A MP 808/17, que regulamentou alguns pontos da reforma trabalhista, perderá a vigência nesta segunda-feira, 23. O texto não foi analisado pela comissão mista do Congresso.
A medida fazia parte de um acordo firmado pelo presidente Michel Temer com os senadores para que acatassem o texto da reforma aprovado na Câmara dos Deputados. Foram apresentadas 967 emendas ao texto apresentado à comissão.
Sem a medida, dispositivos como a limitação do dano extrapatrimonial com base no salário do trabalhador, a negociação individual da jornada 12×36, a possibilidade de gestantes trabalharem em ambientes insalubres, voltarão a fazer parte da realidade do mercado de trabalho.
Para o presidente da Anamatra, juiz Guilherme Feliciano, a caducidade da medida “coroa o triste cenário” inaugurado pela reforma trabalhista.

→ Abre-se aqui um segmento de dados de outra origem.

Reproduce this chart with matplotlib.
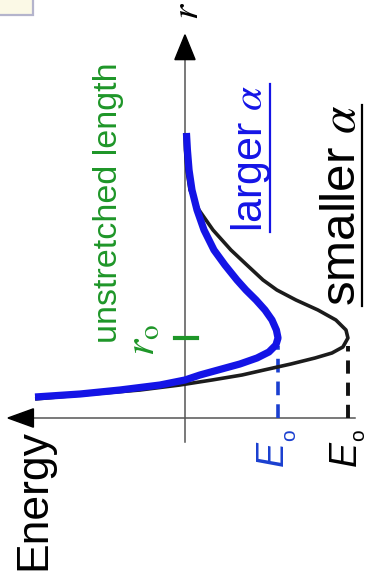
import matplotlib
matplotlib.use("Agg")
import matplotlib.pyplot as plt
from matplotlib.patches import Polygon, Rectangle

plt.rcParams["font.family"] = ["Liberation Sans", "DejaVu Sans"]
plt.rcParams["mathtext.fontset"] = "stix"

# separation r (units of r_o) and energy (units of the deeper well E_o)
r_blue = [3.5625, 3.35, 3.10, 2.85, 2.60, 2.35, 2.10, 1.9125, 1.725, 1.60,
          1.475, 1.35, 1.225, 1.10, 1.00, 0.9125, 0.825, 0.75, 0.675, 0.60,
          0.5375, 0.475, 0.4125, 0.35, 0.30, 0.2625]
E_blue = [-0.009, -0.015, -0.025, -0.043, -0.074, -0.117, -0.178, -0.245,
          -0.319, -0.374, -0.436, -0.491, -0.534, -0.561, -0.571, -0.558,
          -0.515, -0.442, -0.337, -0.203, -0.092, 0.0, 0.153, 0.399, 0.644,
          0.920]

r_black = [3.5625, 3.35, 3.10, 2.85, 2.60, 2.35, 2.10, 1.9125, 1.725, 1.60,
           1.475, 1.35, 1.225, 1.10, 1.00, 0.8875, 0.8125, 0.75, 0.675, 0.60,
           0.5375, 0.475, 0.4125, 0.35, 0.2875, 0.2375]
E_black = [0.0, -0.003, -0.012, -0.031, -0.086, -0.172, -0.282, -0.380,
           -0.479, -0.564, -0.681, -0.816, -0.926, -0.988, -1.0, -0.969,
           -0.902, -0.798, -0.650, -0.485, -0.350, -0.166, 0.031, 0.276,
           0.644, 0.920]

r0 = 1.0
E0_blue = -0.571
E0_black = -1.0

blue = "#1414e6"
green = "#1e9628"
dash_blue = "#1a3fd0"

fig = plt.figure(figsize=(3.67, 5.77), dpi=100)
ax = fig.add_axes([0, 0, 1, 1])
ax.set_xlim(1.135, -1.117)
ax.set_ylim(-1.9875, 5.225)
ax.axis("off")

# axes with arrow heads
ax.plot([0.95, -1.043], [0, 0], color="#555555", lw=1.1, zorder=1)
ax.plot([0, 0], [-0.3, 4.5], color="#555555", lw=1.1, zorder=1)
ax.add_patch(Polygon([[1.086, 0], [0.93, 0.115], [0.93, -0.115]],
                     closed=True, color="black", zorder=2))
ax.add_patch(Polygon([[0, 4.79], [0.062, 4.48], [-0.062, 4.48]],
                     closed=True, color="black", zorder=2))

# potential curves
ax.plot(E_black, r_black, color="#1c1c1c", lw=2.6, solid_capstyle="butt",
        solid_joinstyle="round", zorder=3)
ax.plot(E_blue, r_blue, color=blue, lw=5.2, solid_capstyle="butt",
        solid_joinstyle="round", zorder=4)

# well depths
ax.plot([E0_blue, E0_blue], [0.0, 0.9], color=dash_blue, lw=2.6,
        dashes=(3.8, 2.5), zorder=2)
ax.plot([E0_black, E0_black], [0.0, 0.9], color="#111111", lw=2.8,
        dashes=(3.4, 2.3), zorder=2)

# r_o marker
ax.plot([0.061, -0.074], [r0, r0], color=green, lw=3.0, zorder=2)

rot = dict(rotation=90, rotation_mode="anchor", ha="left", va="baseline")
ax.text(0.859, -1.9, "Energy", fontsize=32, color="black", **rot)
ax.text(0.417, 0.94, "unstretched length", fontsize=24.5, color=green, **rot)
ax.text(0.190, 0.78, r"$r_{\rm o}$", fontsize=30, color=green, **rot)
ax.text(-0.08, 4.98, r"$r$", fontsize=28, color="black", **rot)

# E_o labels: italic E with a small subscript o
for x_E, x_o, col in [(-0.601, -0.675, dash_blue), (-1.050, -1.100, "black")]:
    ax.text(x_E, -0.6, "E", fontsize=27, fontstyle="italic", color=col, **rot)
    ax.text(x_o, -0.29, "o", fontsize=15, color=col, **rot)

t_large = ax.text(-0.472, 2.33, r"larger $\alpha$", fontsize=31, color=blue,
                  **rot)
t_small = ax.text(-1.043, 1.40, r"smaller $\alpha$", fontsize=35.5,
                  color="black", **rot)

# underline the two labels along their length
fig.canvas.draw()
inv = ax.transData.inverted()
for t, x_line, col in [(t_large, -0.521, blue), (t_small, -1.088, "black")]:
    bb = t.get_window_extent()
    y0 = inv.transform((bb.x0, bb.y0))[1]
    y1 = inv.transform((bb.x1, bb.y1))[1]
    ax.plot([x_line, x_line], [y0, y1], color=col, lw=1.6, zorder=2)

# corner box
fig.patches.append(Rectangle((-0.02, 1 - 15 / 577), 0.02 + 33 / 367, 0.05,
                             transform=fig.transFigure, facecolor="#fbf9e6",
                             edgecolor="#b4b4cc", lw=1.6))

fig.savefig("out.png", dpi=100)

“A caducidade da MP por decurso de prazo representa claro descaso para com a preservação do patrimônio jurídico social legado pela Constituição Federal de 1988 e confirma o epílogo funesto do processo de desconstrução do Estado Social que segue caminhando, agora com braços abertos para a própria tese do ‘enxugamento’ da Justiça do Trabalho, que já volta a ser entoado por parte da grande mídia. O cidadão deve estar alerta para isto.”
O magistrado recorda também a tramitação em tempo recorde do PL 6.787/16 na Câmara dos Deputados e depois no Senado, já sob a promessa do governo de que as inconstitucionalidades e os excessos seriam corrigidos via vetos e/ou medida provisória.
“Não houve vetos quaisquer e a MP editada pela presidência da República, no apagar das luzes de 2017, agora serve apenas como argumento para que o governo diga que ‘cumpriu a sua parte’. O suposto ‘acordo’ celebrado ao tempo da tramitação no Senado – porque, dizia-se, ‘o Brasil tinha pressa’, – foi flagrantemente desonrado. É preciso que os parlamentares que então votaram a favor daquele texto, fiando-se nesse malsinado ‘acordo’ de correções futuras, reflitam agora sobre o que se poderá fazer, no Parlamento, para sanar as graves distorções que voltarão a vigorar plenamente.”
O magistrado explica que, com a queda da MP, agrava-se ainda mais o cenário de insegurança jurídica inaugurado pela reforma.
“Muito se tem falado sobre a redução do número de ações trabalhistas após a reforma, como se aí houvesse um grande ganho; mas pouco se fala a respeito das razões desta redução. O acesso à Justiça foi tolhido com a edição da lei, notadamente em virtude da gratuidade judiciária fictícia que passou a prever – ponto que foi, inclusive, questionado no STF pela própria procuradoria-Geral da República, estando pautado para o início de maio -, aliada ao novo regime de sucumbência honorária. Muitos trabalhadores agora temem procurar a Justiça do Trabalho por variados motivos, entre eles o temor de sair com dívidas e, por outro lado, o medo do desemprego, em um mercado de trabalho que se torna cada vez mais precário.”
Precarização
A precarização dos contratos trabalhistas é outra preocupação do presidente da Anamatra.
“A reforma trabalhista, piorada com a caducidade da MP 808/17, atinge direitos básicos do trabalhador, como a indisponibilidade absoluta dos direitos sociais fundamentais do art. 7º da Constituição – exceção feita às questões de jornada, de irredutibilidade salarial e de turnos ininterruptos – e o direito pleno e irrenunciável a um meio ambiente do trabalho equilibrado.”
Neste ponto, deixa de valer formalmente a quarentena para os trabalhadores celetistas poderem ser demitidos e recontratados como intermitentes.
Segundo recente levantamento do IBGE, o crescimento de postos de trabalho no Brasil, em 12 meses, deve-se basicamente ao mercado informal. As estatísticas revelam que foram criadas 1,848 milhão de vagas em 12 meses, até janeiro, mas essa expansão vem do emprego sem carteira (986 mil) e do trabalho por conta própria (581 mil).
“O panorama econômico que se desenha põe em xeque a ‘ratio’ da reforma trabalhista, particularmente nas alterações que introduziram modalidades juridicamente mais precárias de contratação. A prestação de serviços de autônomo exclusivo implica em informalidade e o contrato de trabalho intermitente, se permite inflar as estatísticas do emprego formal, pode ser vazio de conteúdo, autorizando meses de contratação sem qualquer salário. Na prática, em situações como esta, a condição social será a mesma de um trabalhador informal.”